# Job
Repeat all the material exactly; pictures stay out of your copy.

— START OF Supplied entries —

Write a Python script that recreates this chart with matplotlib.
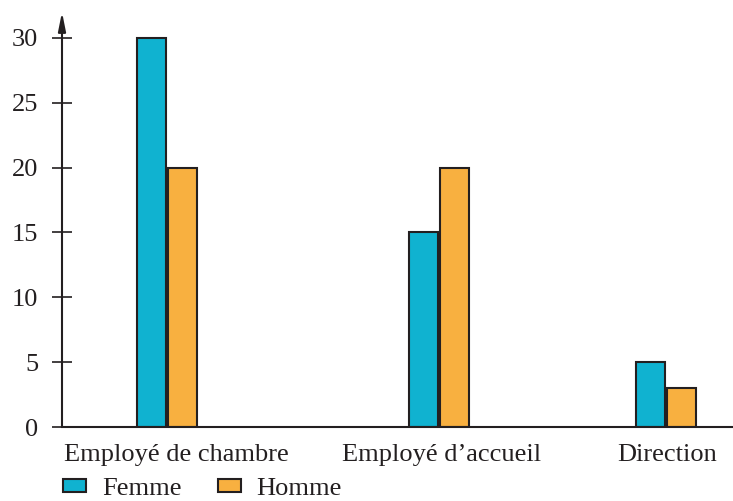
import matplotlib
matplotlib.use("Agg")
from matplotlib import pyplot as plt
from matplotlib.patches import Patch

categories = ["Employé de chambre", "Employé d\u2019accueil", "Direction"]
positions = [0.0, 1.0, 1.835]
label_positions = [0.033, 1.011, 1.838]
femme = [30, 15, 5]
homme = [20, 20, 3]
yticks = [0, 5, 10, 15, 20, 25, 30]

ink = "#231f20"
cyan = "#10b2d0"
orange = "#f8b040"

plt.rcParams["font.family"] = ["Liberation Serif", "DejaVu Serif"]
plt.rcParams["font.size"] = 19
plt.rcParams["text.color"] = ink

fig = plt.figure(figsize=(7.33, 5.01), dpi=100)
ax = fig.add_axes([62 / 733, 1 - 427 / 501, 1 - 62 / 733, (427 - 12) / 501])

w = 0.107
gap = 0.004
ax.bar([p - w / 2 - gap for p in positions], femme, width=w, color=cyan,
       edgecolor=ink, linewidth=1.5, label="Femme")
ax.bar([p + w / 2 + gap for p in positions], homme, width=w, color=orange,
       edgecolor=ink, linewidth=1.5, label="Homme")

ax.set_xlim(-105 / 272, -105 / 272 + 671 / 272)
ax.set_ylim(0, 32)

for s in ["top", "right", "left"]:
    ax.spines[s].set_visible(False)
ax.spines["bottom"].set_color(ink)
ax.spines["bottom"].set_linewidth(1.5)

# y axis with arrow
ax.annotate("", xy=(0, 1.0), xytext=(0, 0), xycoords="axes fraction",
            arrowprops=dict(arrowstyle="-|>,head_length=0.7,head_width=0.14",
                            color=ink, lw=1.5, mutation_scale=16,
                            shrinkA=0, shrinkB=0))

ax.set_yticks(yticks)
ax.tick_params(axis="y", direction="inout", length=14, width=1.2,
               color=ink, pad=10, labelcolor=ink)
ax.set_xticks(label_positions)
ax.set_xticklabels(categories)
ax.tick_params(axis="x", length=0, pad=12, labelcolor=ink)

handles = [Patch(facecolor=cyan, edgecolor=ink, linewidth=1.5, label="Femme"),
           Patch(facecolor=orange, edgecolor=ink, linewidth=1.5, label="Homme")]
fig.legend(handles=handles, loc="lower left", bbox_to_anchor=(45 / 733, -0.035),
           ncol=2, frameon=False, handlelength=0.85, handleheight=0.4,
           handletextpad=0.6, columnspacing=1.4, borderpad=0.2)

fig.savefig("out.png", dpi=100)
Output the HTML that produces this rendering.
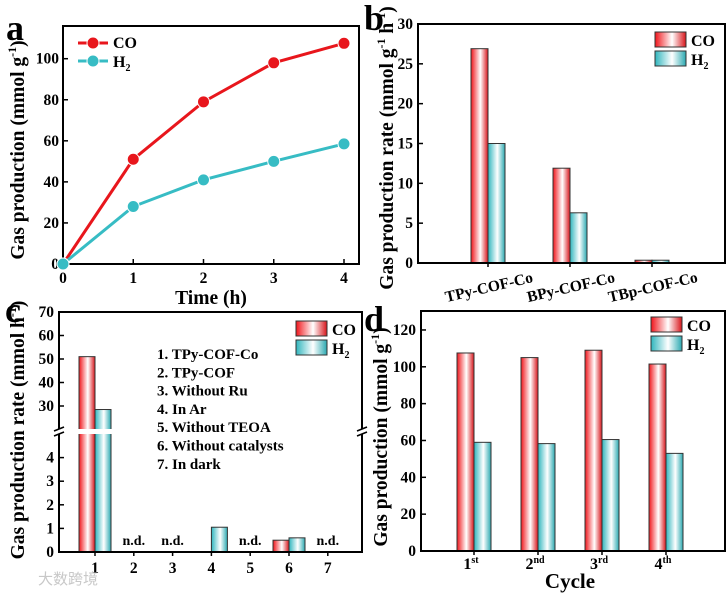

— END OF Supplied entries —

# Output of the task
Write a Python script that recreates this chart with matplotlib.
import matplotlib
matplotlib.use("Agg")
from matplotlib import pyplot as plt
from matplotlib.patches import Patch

categories = ["Employé de chambre", "Employé d\u2019accueil", "Direction"]
positions = [0.0, 1.0, 1.835]
label_positions = [0.033, 1.011, 1.838]
femme = [30, 15, 5]
homme = [20, 20, 3]
yticks = [0, 5, 10, 15, 20, 25, 30]

ink = "#231f20"
cyan = "#10b2d0"
orange = "#f8b040"

plt.rcParams["font.family"] = ["Liberation Serif", "DejaVu Serif"]
plt.rcParams["font.size"] = 19
plt.rcParams["text.color"] = ink

fig = plt.figure(figsize=(7.33, 5.01), dpi=100)
ax = fig.add_axes([62 / 733, 1 - 427 / 501, 1 - 62 / 733, (427 - 12) / 501])

w = 0.107
gap = 0.004
ax.bar([p - w / 2 - gap for p in positions], femme, width=w, color=cyan,
       edgecolor=ink, linewidth=1.5, label="Femme")
ax.bar([p + w / 2 + gap for p in positions], homme, width=w, color=orange,
       edgecolor=ink, linewidth=1.5, label="Homme")

ax.set_xlim(-105 / 272, -105 / 272 + 671 / 272)
ax.set_ylim(0, 32)

for s in ["top", "right", "left"]:
    ax.spines[s].set_visible(False)
ax.spines["bottom"].set_color(ink)
ax.spines["bottom"].set_linewidth(1.5)

# y axis with arrow
ax.annotate("", xy=(0, 1.0), xytext=(0, 0), xycoords="axes fraction",
            arrowprops=dict(arrowstyle="-|>,head_length=0.7,head_width=0.14",
                            color=ink, lw=1.5, mutation_scale=16,
                            shrinkA=0, shrinkB=0))

ax.set_yticks(yticks)
ax.tick_params(axis="y", direction="inout", length=14, width=1.2,
               color=ink, pad=10, labelcolor=ink)
ax.set_xticks(label_positions)
ax.set_xticklabels(categories)
ax.tick_params(axis="x", length=0, pad=12, labelcolor=ink)

handles = [Patch(facecolor=cyan, edgecolor=ink, linewidth=1.5, label="Femme"),
           Patch(facecolor=orange, edgecolor=ink, linewidth=1.5, label="Homme")]
fig.legend(handles=handles, loc="lower left", bbox_to_anchor=(45 / 733, -0.035),
           ncol=2, frameon=False, handlelength=0.85, handleheight=0.4,
           handletextpad=0.6, columnspacing=1.4, borderpad=0.2)

fig.savefig("out.png", dpi=100)
Output the HTML that produces this rendering.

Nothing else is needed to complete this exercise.